## TO BE DONE
Leave out the pictures, and write out exactly the lines from the beginning of the material to the line holding "const stepHours = 4;", that line included, and nothing else.

## DATA EXCERPT
────────────────────────────────────────
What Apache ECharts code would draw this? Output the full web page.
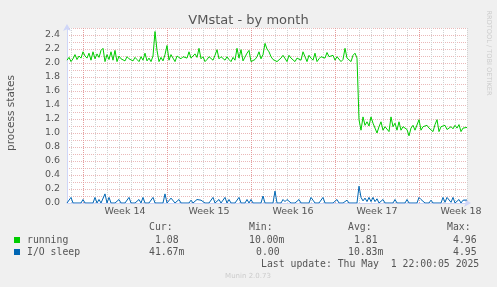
<!DOCTYPE html>
<html>
<head>
<meta charset="utf-8">
<script src="https://cdn.jsdelivr.net/npm/echarts@6/dist/echarts.min.js"></script>
<style>
html,body{margin:0;padding:0;background:#F0F0F0;}
#c{width:497px;height:287px;}
</style>
</head>
<body>
<div id="c"></div>
<script>
// ---- data (4-hour samples, 2025-03-29 16:00 UTC onward) ----
const startTime = Date.UTC(2025, 2, 29, 16, 0, 0);
const stepHours = 4;

const running = [
  2.04,2.08,2.02,2.06,2.12,2.05,2.10,2.07,2.16,2.10,
  2.07,2.14,2.04,2.16,2.06,2.13,2.08,2.18,2.21,2.02,
  2.12,2.05,2.16,2.04,2.18,2.02,2.10,2.06,2.08,2.03,
  2.09,2.06,2.07,2.03,2.08,2.05,2.02,2.09,2.04,2.14,
  2.03,2.07,2.02,2.10,2.45,2.18,2.02,2.08,2.03,2.12,
  2.25,2.04,2.12,2.07,2.02,2.10,2.12,2.06,2.09,2.10,
  2.07,2.16,2.07,2.10,2.13,2.08,2.21,2.06,2.09,2.02,
  2.05,2.09,2.07,2.04,2.11,2.19,2.06,2.09,2.07,2.04,
  2.09,2.05,2.02,2.08,2.04,2.21,2.07,2.19,2.03,2.02,
  2.14,2.18,2.02,2.00,2.05,2.09,2.16,2.06,2.12,2.28,
  2.20,2.16,2.09,2.05,2.07,2.02,2.01,2.07,2.11,2.09,
  2.02,2.11,2.07,2.09,2.02,2.07,2.05,2.04,2.16,2.09,
  2.02,2.11,2.07,2.04,2.14,2.02,2.06,2.09,2.11,2.07,
  2.15,2.09,2.10,2.11,2.04,2.09,2.08,2.02,2.05,2.21,
  2.07,2.09,2.02,2.11,2.14,2.07,1.19,1.04,1.23,1.11,
  1.16,1.10,1.23,1.14,1.07,1.00,1.09,1.16,1.04,1.09,
  1.11,1.02,1.23,1.09,1.14,1.04,1.16,1.04,1.09,1.11,
  1.05,0.96,1.07,1.11,1.04,1.06,1.19,1.04,1.09,1.07,
  1.11,1.07,1.05,1.02,1.12,1.19,1.02,1.09,1.07,1.11,
  1.05,1.04,1.09,1.06,1.11,1.07,1.12,1.02,1.07,1.05,
  1.08
];

const ioSleep = [
  0,0,0.08,0,0,0,0,0,0.05,0,
  0,0,0,0,0.08,0,0.05,0,0,0.13,
  0,0.08,0,0,0,0,0.05,0,0,0,
  0,0.08,0,0,0,0,0.05,0,0.08,0,
  0,0,0,0.08,0,0,0,0,0,0.13,
  0,0,0.07,0.08,0,0,0.05,0,0,0,
  0,0,0.04,0,0,0.05,0.05,0.04,0.05,0,
  0,0,0,0.08,0,0,0.05,0,0,0.08,
  0,0.05,0,0,0,0,0.08,0,0,0,
  0.05,0,0.05,0,0,0,0,0,0.10,0,
  0,0,0,0,0.17,0,0,0,0.05,0.02,
  0.05,0.04,0,0,0,0,0.05,0,0,0,
  0,0,0.08,0.04,0,0,0,0,0.08,0,
  0,0,0,0,0,0.05,0,0,0,0,
  0.04,0,0,0,0,0,0.24,0.08,0.03,0.07,
  0.02,0.08,0.02,0.08,0.02,0.06,0,0,0.05,0,
  0,0,0,0,0.05,0,0,0,0,0,
  0.05,0,0,0,0,0,0.08,0.05,0.04,0,
  0,0,0.04,0,0,0,0,0,0.08,0.01,
  0.08,0.08,0.01,0.08,0,0,0.05,0,0.04,0.045,
  0.042
];

const yTickLabels = ['0.0','0.2','0.4','0.6','0.8','1.0','1.2','1.4','1.6','1.8','2.0','2.2','2.4'];

const seriesNames = ['running', 'I/O sleep'];
const seriesColors = ['#00CC00', '#0066B3'];
const colHeaders = ['Cur:', 'Min:', 'Avg:', 'Max:'];
const runningStats = ['1.08', '10.00m', '1.81', '4.96'];
const ioSleepStats = ['41.67m', '0.00', '10.83m', '4.95'];
const lastUpdate = 'Last update: Thu May  1 22:00:05 2025';

// ---- derived axis categories ----
const times = running.map((_, i) => startTime + i * stepHours * 3600 * 1000);
const pad = n => (n < 10 ? '0' : '') + n;
const categories = times.map(t => {
  const d = new Date(t);
  return d.getUTCFullYear() + '-' + pad(d.getUTCMonth() + 1) + '-' + pad(d.getUTCDate()) + ' ' + pad(d.getUTCHours()) + ':00';
});
function isoWeek(d) {
  const t = new Date(Date.UTC(d.getUTCFullYear(), d.getUTCMonth(), d.getUTCDate()));
  const day = t.getUTCDay() || 7;
  t.setUTCDate(t.getUTCDate() + 4 - day);
  const yStart = new Date(Date.UTC(t.getUTCFullYear(), 0, 1));
  return Math.ceil(((t - yStart) / 86400000 + 1) / 7);
}
const isDayStart = i => { const d = new Date(times[i]); return d.getUTCHours() === 0 && d.getUTCDay() !== 1; };
const isWeekStart = i => { const d = new Date(times[i]); return d.getUTCHours() === 0 && d.getUTCDay() === 1; };
const isWeekMid = i => { const d = new Date(times[i]); return d.getUTCHours() === 12 && d.getUTCDay() === 4; };

const MONO = 'DejaVu Sans Mono';
const SANS = 'DejaVu Sans';
const TXT = '#555555';
const AXIS = '#CFD6F8';

const chart = echarts.init(document.getElementById('c'), null, {renderer: 'canvas'});

function txt(x, y, s, opts) {
  return {
    type: 'text', x: x, y: y, silent: true,
    style: Object.assign({text: s, fill: TXT, font: '9.8px ' + MONO, textAlign: 'left', textVerticalAlign: 'middle'}, opts || {})
  };
}

const headerX = [149, 249, 348, 447];
const row1X = [155, 249, 354, 453];
const row2X = [149, 256, 348, 453];
const graphics = [
  txt(248, 276, 'Munin 2.0.73', {fill: '#cccccc', font: '7px ' + SANS, textAlign: 'center'}),
  {type: 'text', x: 11, y: 113, rotation: Math.PI / 2, silent: true,
   style: {text: 'process states', fill: TXT, font: '10.5px ' + SANS, textAlign: 'center', textVerticalAlign: 'middle'}},
  {type: 'text', x: 488.5, y: 53, rotation: -Math.PI / 2, silent: true,
   style: {text: 'RRDTOOL / TOBI OETIKER', fill: '#cccccc', font: '6.6px ' + SANS, textAlign: 'center', textVerticalAlign: 'middle'}},
  {type: 'rect', shape: {x: 14, y: 237, width: 6, height: 6}, style: {fill: seriesColors[0]}, silent: true},
  {type: 'rect', shape: {x: 14, y: 249, width: 6, height: 6}, style: {fill: seriesColors[1]}, silent: true},
  txt(27, 240, seriesNames[0]),
  txt(27, 252, seriesNames[1]),
  txt(261, 264, lastUpdate)
];
colHeaders.forEach((h, k) => graphics.push(txt(headerX[k], 227, h)));
runningStats.forEach((v, k) => graphics.push(txt(row1X[k], 240, v)));
ioSleepStats.forEach((v, k) => graphics.push(txt(row2X[k], 252, v)));

const option = {
  backgroundColor: '#F0F0F0',
  animation: false,
  title: {
    text: 'VMstat - by month', left: 'center', top: 9,
    textStyle: {color: '#555555', fontFamily: SANS, fontSize: 13, fontWeight: 'normal'}
  },
  grid: {left: 67, top: 28, width: 400, height: 175, show: true, backgroundColor: '#ffffff', borderWidth: 0, containLabel: false},
  xAxis: [
    {
      type: 'category', data: categories, boundaryGap: false, position: 'bottom',
      axisLine: {show: true, lineStyle: {color: AXIS, width: 1}, symbol: ['none', 'arrow'], symbolSize: [6, 7], symbolOffset: [0, 4]},
      axisTick: {show: false},
      axisLabel: {
        interval: i => isWeekMid(i),
        formatter: (v, i) => 'Week ' + isoWeek(new Date(times[i])),
        color: TXT, fontFamily: SANS, fontSize: 9.5, margin: 4
      },
      splitLine: {show: true, interval: i => isDayStart(i), lineStyle: {color: '#d2d2d2', width: 1, type: [1, 1]}},
      z: 3
    },
    {
      type: 'category', data: categories, boundaryGap: false, position: 'bottom',
      axisLine: {show: false}, axisTick: {show: false}, axisLabel: {show: false},
      splitLine: {show: true, interval: i => isWeekStart(i), lineStyle: {color: '#e49c9c', width: 1, type: [1, 1]}},
      z: 4
    }
  ],
  yAxis: {
    type: 'value', min: 0, max: 2.5, interval: 0.1,
    axisLine: {show: true, lineStyle: {color: AXIS, width: 1}, symbol: ['none', 'arrow'], symbolSize: [6, 7], symbolOffset: [0, 4]},
    axisTick: {show: false},
    axisLabel: {
      color: TXT, fontFamily: SANS, fontSize: 9.5, margin: 7,
      formatter: v => { const k = Math.round(v * 10); return k % 2 === 0 ? yTickLabels[k / 2] || '' : ''; }
    },
    splitLine: {show: true, lineStyle: {color: '#eab8b8', width: 1, type: [1, 1]}}
  },
  series: [
    {name: seriesNames[0], type: 'line', data: running, xAxisIndex: 0, showSymbol: false, symbol: 'none',
     lineStyle: {color: seriesColors[0], width: 1}, itemStyle: {color: seriesColors[0]}, z: 5},
    {name: seriesNames[1], type: 'line', data: ioSleep, xAxisIndex: 0, showSymbol: false, symbol: 'none',
     lineStyle: {color: seriesColors[1], width: 1}, itemStyle: {color: seriesColors[1]}, z: 5}
  ],
  graphic: graphics
};
chart.setOption(option);
</script>
</body>
</html>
────────────────────────────────────────
## TASK OUTPUT
What Apache ECharts code would draw this? Output the full web page.
<!DOCTYPE html>
<html>
<head>
<meta charset="utf-8">
<script src="https://cdn.jsdelivr.net/npm/echarts@6/dist/echarts.min.js"></script>
<style>
html,body{margin:0;padding:0;background:#F0F0F0;}
#c{width:497px;height:287px;}
</style>
</head>
<body>
<div id="c"></div>
<script>
// ---- data (4-hour samples, 2025-03-29 16:00 UTC onward) ----
const startTime = Date.UTC(2025, 2, 29, 16, 0, 0);
const stepHours = 4;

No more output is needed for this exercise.